By Matt Napolitano, Humor Columnist
In honor of King James’ return to torches and pitchforks…I mean, Cleveland, I felt the need to evaluate the work I have done so far.
I mean, what should I do? Should I admit that I’ve made mistakes? Should I admit that Simon Riddiough never really turned his players into gold? Should I admit that Kyle Arrington isn’t really missing?
Should I remind you that I’ve done this before? Should I give you a driving lesson? Should I remind you not to stop at any green lights on Hempstead Turnpike?
What should I do? Should I say it’s not fun to make jokes about professional athletes who I don’t know and could probably beat me to a bloody pulp?
Should I say that Tom Brady plans to wear a mini skirt along with his Uggs on Monday night?
What should I do? Should I really believe I ruined my legacy like a coach whose overuse of hair gel could have plugged the spill in the gulf? Should I have my @Coach_Cassara tattoo removed? I already replaced my I heart Billy Wagner tat on my lower back.
Should I sell you the truth? I mean, come on, without mistresses and golf club beatings, Tiger Woods is not so interesting. And Brad Childress is out of a job, unless he finds work as a Stanley Tucci stunt double. What should I do?

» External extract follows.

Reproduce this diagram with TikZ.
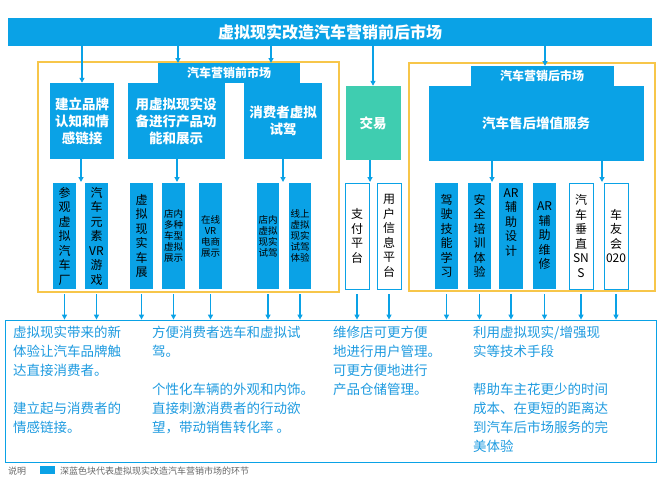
\documentclass[tikz,border=0pt]{standalone}
\usepackage{fontspec}
\setmainfont{Noto Sans CJK SC}
\usetikzlibrary{arrows.meta}
\definecolor{bl}{HTML}{0AA2E6}
\definecolor{tx}{HTML}{1E9BE0}
\definecolor{tl}{HTML}{3FCDB0}
\definecolor{og}{HTML}{F7C64A}
\definecolor{gy}{HTML}{666666}
\begin{document}
\begin{tikzpicture}[x=1pt,y=-1pt,
  arr/.style={draw=bl,line width=1.3pt,-{Triangle[length=5pt,width=5pt]}},
  frame/.style={draw=og,line width=1.3pt},
  blk/.style={fill=bl,draw=none,text=white,font=\bfseries\fontsize{13.5}{17}\selectfont,align=center,inner sep=0},
  sb/.style={fill=bl,draw=none,text=black,align=center,inner sep=0,font=\fontsize{12}{14.5}\selectfont},
  ss/.style={sb,font=\fontsize{9.5}{11}\selectfont},
  wb/.style={fill=white,draw=bl,line width=0.7pt,text=black,align=center,inner sep=0,font=\fontsize{12}{14.5}\selectfont},
  bt/.style={text=tx,anchor=north west,align=left,inner sep=0,font=\fontsize{13.5}{19}\selectfont}]
\useasboundingbox (0,0) rectangle (660,495);
\fill[white] (0,0) rectangle (660,495);
% title
\node[blk,minimum width=644,minimum height=28,font=\bfseries\fontsize{16}{18}\selectfont] (title) at (330,32) {虚拟现实改造汽车营销前后市场};
% frames
\draw[frame] (38,62) rectangle (339,292); \coordinate (fl) at (38,62);
\draw[frame] (409,63) rectangle (655,291); \coordinate (fr) at (409,63);
\node[blk,minimum width=142,minimum height=20,font=\bfseries\fontsize{12}{14}\selectfont] (lab1) at (229,73) {汽车营销前市场};
\node[blk,minimum width=143,minimum height=20,font=\bfseries\fontsize{12}{14}\selectfont] (lab2) at (542,76) {汽车营销后市场};
% mid boxes
\node[blk,minimum width=64,minimum height=76] (m1) at (82,121) {建立品牌\\认知和情\\感链接};
\node[blk,minimum width=97,minimum height=76] (m2) at (176,121) {用虚拟现实设\\备进行产品功\\能和展示};
\node[blk,minimum width=78,minimum height=76] (m3) at (283,121) {消费者虚拟\\试驾};
\node[blk,fill=tl,minimum width=55,minimum height=74] (m4) at (373,123) {交易};
\node[blk,minimum width=215,minimum height=75] (m5) at (536,123) {汽车售后增值服务};
% arrows from title
\draw[arr] (title.south -| m1) -- (m1.north);
\draw[arr] (178,46) -- (178,63);
\draw[arr] (271,46) -- (271,63);
\draw[arr] (title.south -| m4) -- (m4.north);
\draw[arr] (545,46) -- (545,66);
% small boxes
\def\sh{106}
\node[sb,minimum width=23,minimum height=\sh] (s1) at (64.5,236) {参\\观\\虚\\拟\\汽\\车\\厂};
\node[sb,minimum width=23,minimum height=\sh] (s2) at (96.5,236) {汽\\车\\元\\素\\VR\\游\\戏};
\node[sb,minimum width=23,minimum height=\sh] (s3) at (141.5,236) {虚\\拟\\现\\实\\车\\展};
\node[ss,minimum width=23,minimum height=\sh] (s4) at (173.5,236) {店内\\多种\\车型\\虚拟\\展示};
\node[ss,minimum width=23,minimum height=\sh] (s5) at (210.5,236) {在线\\VR\\电商\\展示};
\node[ss,minimum width=22,minimum height=\sh] (s6) at (268,236) {店内\\虚拟\\现实\\试驾};
\node[ss,minimum width=22,minimum height=\sh] (s7) at (300,236) {线上\\虚拟\\现实\\试驾\\体验};
\node[wb,minimum width=24,minimum height=\sh] (s8) at (357,236) {支\\付\\平\\台};
\node[wb,minimum width=24,minimum height=\sh] (s9) at (389,236) {用\\户\\信\\息\\平\\台};
\node[sb,minimum width=23,minimum height=\sh] (s10) at (446.5,236) {驾\\驶\\技\\能\\学\\习};
\node[sb,minimum width=23,minimum height=\sh] (s11) at (479.5,236) {安\\全\\培\\训\\体\\验};
\node[sb,minimum width=24,minimum height=\sh,anchor=center] (s12) at (511,236) {AR\\辅\\助\\设\\计\\[14pt]};
\node[sb,minimum width=23,minimum height=\sh] (s13) at (544.5,236) {AR\\辅\\助\\维\\修};
\node[wb,minimum width=24,minimum height=\sh] (s14) at (581,236) {汽\\车\\垂\\直\\SN\\S};
\node[wb,minimum width=24,minimum height=\sh] (s15) at (616,236) {车\\友\\会\\020};
% arrows mid -> small
\draw[arr] (81,159) -- (81,182);
\draw[arr] (177,159) -- (177,182);
\draw[arr] (283,159) -- (283,182);
\draw[arr] (m4.south -| 370,0) -- (370,182);
\draw[arr] (492,160.5) -- (492,182);
\draw[arr] (602,160.5) -- (602,182);
% bottom box
\node[draw=bl,line width=0.8pt,minimum width=651,minimum height=142,inner sep=0] (bb) at (330.5,391) {};
\foreach \s in {s1,s2,s3,s4,s5,s6,s7,s8,s9,s10,s11,s12,s13,s14,s15}
  \draw[arr] (\s.south |- 0,294) -- (\s.south |- bb.north);
\node[bt] (t1) at (13,326) {虚拟现实带来的新\\体验让汽车品牌触\\达直接消费者。\\[19pt]建立起与消费者的\\情感链接。};
\node[bt] (t2) at (152,326) {方便消费者选车和虚拟试\\驾。\\[19pt]个性化车辆的外观和内饰。\\直接刺激消费者的行动欲\\望，带动销售转化率 。};
\node[bt] (t3) at (333,326) {维修店可更方便\\地进行用户管理。\\可更方便地进行\\产品仓储管理。};
\node[bt] (t4) at (473,326) {利用虚拟现实/增强现\\实等技术手段\\[19pt]帮助车主花更少的时间\\成本、在更短的距离达\\到汽车后市场服务的完\\美体验};
% legend
\node[text=gy,font=\fontsize{9}{11}\selectfont,anchor=west,inner sep=0] (lg1) at (8,471) {说明};
\node[fill=bl,minimum width=15,minimum height=8,inner sep=0] (lgs) at (47,470) {};
\node[text=gy,font=\fontsize{9}{11}\selectfont,anchor=west,inner sep=0] (lg2) at (60,471) {深蓝色块代表虚拟现实改造汽车营销市场的环节};
\end{tikzpicture}
\end{document}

I am not a role model. And if I am your role model, find another role model. Hi Chuck! Seriously, what should I do? Should I tell you that I did it for the money? And by money, I mean, the glory. And by the glory, I mean, something to do in my spare time other than sit in my sweatpants and watch TMZ.
Should I be what you want to be? Funny? HAHA…no. Should I accept my role as the villain, the freshman who transfers to an Atlantic 10 school? Maybe I should just disappear, and re-appear several years later in a Snickers commercial and become America’s Sweetheart?
Should I stop listening to my editors? They’re my editors. Should I try acting? Just like students should be able to act like fans. Give them a break, they’re the fans. Let them show their pride.
Should I make my next article a haiku…Washington is tall. I mean, really f***ing tall. Big as Rex is wide.
Let’s have a g**damn snack. Should I hit delete and start over? After all, this article is pretty dull and I could make a great career writing Cosmo quizzes. Is your man a stud or a dud?